Moreover, it’s not just any data that’s missing – it’s a certain type of data – data from “failed” research. This means that our analysis will be asymmetrical in its conclusions and, more importantly, we can’t learn from those mistakes. Since the published studies tend to point in one direction rather than another, the conclusions we draw from them will be heavily weighted toward that side, even if that’s not what the full body of research actuality suggests.

Why Does This Happen?

Before we can figure out what we can do to combat biases like the sunshine clause, we first need to get to the root of the issue. We need to identify the reasons why this happens at all. Why is a paper with a positive result more likely to enter the literature instead of those with negative results?

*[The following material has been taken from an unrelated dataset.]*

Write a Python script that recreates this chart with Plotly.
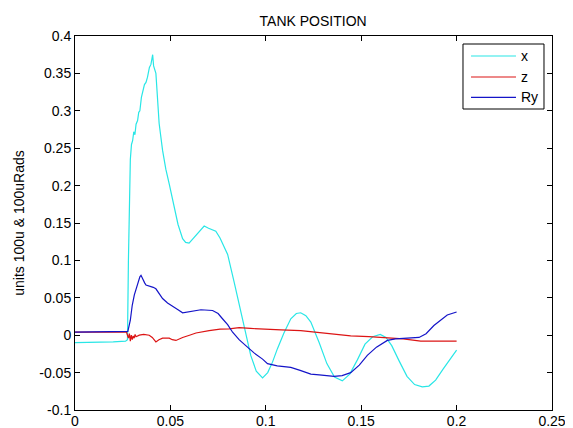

There are some statistics-based reasons, such as smaller effect sizes, smaller fields of study, and a greater number and lesser preselection of tested relationships. Sometimes, these biases are a consequence of the methods of experimentation themselves but that doesn’t mean we can’t or shouldn’t learn from them. Even with the statistical reasons mentioned above, there are insights that can further the research topic – if researchers can have access to that failed research.

At other times, though, biases result from subconscious desires, aversions, and the like. Failed research may not get published because of real human desires, especially those due to financial considerations – positive results are closer to commercialization. Or these discrepancies may be a result of experimenter bias, white coat bias, or the simple fact that results with statistical significance garner more attention from readers.

What Do We Do About It?

Now comes the million-dollar question: what in the world can we do about it? The answer to this question is two-fold. There are remedies the scientific community can take to address this issue and there are steps you can take to account for the existence of these biases in your own work.

One way the scientific community can address the sunshine clause is through better-powered studies. These are large studies that give clear results, test large concepts, and ensure a low-biased meta-analysis. Basically, scientists can expand the breadth and scope of their research to account for some of the statistical biases we cited above.

Likewise, enhanced research standards can be used to similar effect. This means that researchers could register their data collection, pre-register their protocols, and adhere to established protocols. Following these rigid methodologies can reduce statistical bias and even help to uncover psychological biases that may affect the research.

Readers can also demand that the sunshine clause is addressed by their favourite journal. Write a letter to the editor and ask how often they published “failed” research. Start demanding the other side of the story.

When it comes to what you can do about it, on the other hand, it really comes down to thinking critically and cultivating awareness. The first step in the battle of defeating publication bias is knowing that it exists. Whenever you hear about or read new research, ask yourself some critical questions about it. For instance, you should question what research was left off the table to make room for this research, and what the existence of that research would mean for the presented results. You can also ask how a paper with null results would change the conclusions you want to draw from this research.

The best thing you can do is to understand that these biases exist. Just like you would double-check a story from a news publication, you should likewise seek confirmation of scientific results from multiple journals. Editors are just as biased as researchers, or anyone else for that matter, so getting input from a variety of publications can help you to eliminate the effects of their biases in your own thinking.

Though we may never be able to completely eliminate positive-results bias, we can take steps, both in consumer awareness and in research methodologies, to cut it back and lessen its effect.